-- START --

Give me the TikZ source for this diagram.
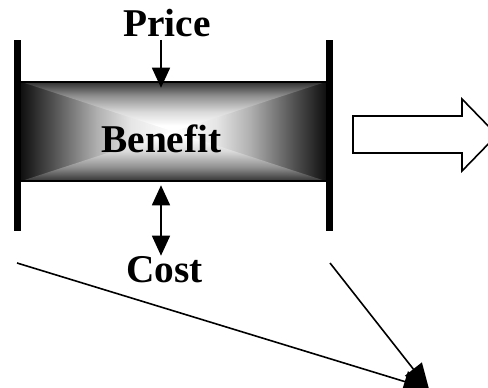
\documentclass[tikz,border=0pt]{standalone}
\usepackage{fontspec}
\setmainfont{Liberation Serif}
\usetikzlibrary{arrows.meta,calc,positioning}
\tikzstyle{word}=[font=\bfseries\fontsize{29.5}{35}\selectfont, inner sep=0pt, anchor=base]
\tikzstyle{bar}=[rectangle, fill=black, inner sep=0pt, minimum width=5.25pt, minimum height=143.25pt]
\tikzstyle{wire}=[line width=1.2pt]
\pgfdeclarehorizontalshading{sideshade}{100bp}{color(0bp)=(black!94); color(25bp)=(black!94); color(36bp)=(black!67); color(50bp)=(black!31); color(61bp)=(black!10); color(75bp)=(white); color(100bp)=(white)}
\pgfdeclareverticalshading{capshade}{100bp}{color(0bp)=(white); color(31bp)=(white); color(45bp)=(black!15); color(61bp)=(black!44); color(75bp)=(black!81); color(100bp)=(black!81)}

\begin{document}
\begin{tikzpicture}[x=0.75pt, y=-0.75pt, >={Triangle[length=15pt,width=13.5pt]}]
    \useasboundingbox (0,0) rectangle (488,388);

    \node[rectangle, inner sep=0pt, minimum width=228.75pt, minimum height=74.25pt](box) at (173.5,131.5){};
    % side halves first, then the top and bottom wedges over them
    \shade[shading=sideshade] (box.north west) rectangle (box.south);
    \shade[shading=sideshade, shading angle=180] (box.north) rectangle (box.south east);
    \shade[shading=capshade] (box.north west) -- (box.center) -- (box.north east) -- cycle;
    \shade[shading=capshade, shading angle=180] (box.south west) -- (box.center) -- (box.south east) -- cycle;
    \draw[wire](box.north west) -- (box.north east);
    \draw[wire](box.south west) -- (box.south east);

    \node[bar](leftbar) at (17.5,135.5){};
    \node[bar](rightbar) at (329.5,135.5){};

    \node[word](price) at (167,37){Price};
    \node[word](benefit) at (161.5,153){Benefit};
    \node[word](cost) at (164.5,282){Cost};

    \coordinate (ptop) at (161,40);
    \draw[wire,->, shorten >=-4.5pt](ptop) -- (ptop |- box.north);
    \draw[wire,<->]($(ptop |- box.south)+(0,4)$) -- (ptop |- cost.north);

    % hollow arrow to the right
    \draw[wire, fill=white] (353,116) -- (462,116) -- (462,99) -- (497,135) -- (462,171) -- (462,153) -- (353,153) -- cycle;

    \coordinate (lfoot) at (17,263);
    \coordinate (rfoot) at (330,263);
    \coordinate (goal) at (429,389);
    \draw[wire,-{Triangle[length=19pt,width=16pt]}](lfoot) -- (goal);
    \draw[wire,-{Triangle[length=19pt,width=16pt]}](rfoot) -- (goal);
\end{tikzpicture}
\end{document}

-- END --

#### EXERCISE AIM
Return each line exactly as written. Any picture gets left out.

#### FULL ANSWER
Give me the TikZ source for this diagram.
\documentclass[tikz,border=0pt]{standalone}
\usepackage{fontspec}
\setmainfont{Liberation Serif}
\usetikzlibrary{arrows.meta,calc,positioning}
\tikzstyle{word}=[font=\bfseries\fontsize{29.5}{35}\selectfont, inner sep=0pt, anchor=base]
\tikzstyle{bar}=[rectangle, fill=black, inner sep=0pt, minimum width=5.25pt, minimum height=143.25pt]
\tikzstyle{wire}=[line width=1.2pt]
\pgfdeclarehorizontalshading{sideshade}{100bp}{color(0bp)=(black!94); color(25bp)=(black!94); color(36bp)=(black!67); color(50bp)=(black!31); color(61bp)=(black!10); color(75bp)=(white); color(100bp)=(white)}
\pgfdeclareverticalshading{capshade}{100bp}{color(0bp)=(white); color(31bp)=(white); color(45bp)=(black!15); color(61bp)=(black!44); color(75bp)=(black!81); color(100bp)=(black!81)}

\begin{document}
\begin{tikzpicture}[x=0.75pt, y=-0.75pt, >={Triangle[length=15pt,width=13.5pt]}]
    \useasboundingbox (0,0) rectangle (488,388);

    \node[rectangle, inner sep=0pt, minimum width=228.75pt, minimum height=74.25pt](box) at (173.5,131.5){};
    % side halves first, then the top and bottom wedges over them
    \shade[shading=sideshade] (box.north west) rectangle (box.south);
    \shade[shading=sideshade, shading angle=180] (box.north) rectangle (box.south east);
    \shade[shading=capshade] (box.north west) -- (box.center) -- (box.north east) -- cycle;
    \shade[shading=capshade, shading angle=180] (box.south west) -- (box.center) -- (box.south east) -- cycle;
    \draw[wire](box.north west) -- (box.north east);
    \draw[wire](box.south west) -- (box.south east);

    \node[bar](leftbar) at (17.5,135.5){};
    \node[bar](rightbar) at (329.5,135.5){};

    \node[word](price) at (167,37){Price};
    \node[word](benefit) at (161.5,153){Benefit};
    \node[word](cost) at (164.5,282){Cost};

    \coordinate (ptop) at (161,40);
    \draw[wire,->, shorten >=-4.5pt](ptop) -- (ptop |- box.north);
    \draw[wire,<->]($(ptop |- box.south)+(0,4)$) -- (ptop |- cost.north);

    % hollow arrow to the right
    \draw[wire, fill=white] (353,116) -- (462,116) -- (462,99) -- (497,135) -- (462,171) -- (462,153) -- (353,153) -- cycle;

    \coordinate (lfoot) at (17,263);
    \coordinate (rfoot) at (330,263);
    \coordinate (goal) at (429,389);
    \draw[wire,-{Triangle[length=19pt,width=16pt]}](lfoot) -- (goal);
    \draw[wire,-{Triangle[length=19pt,width=16pt]}](rfoot) -- (goal);
\end{tikzpicture}
\end{document}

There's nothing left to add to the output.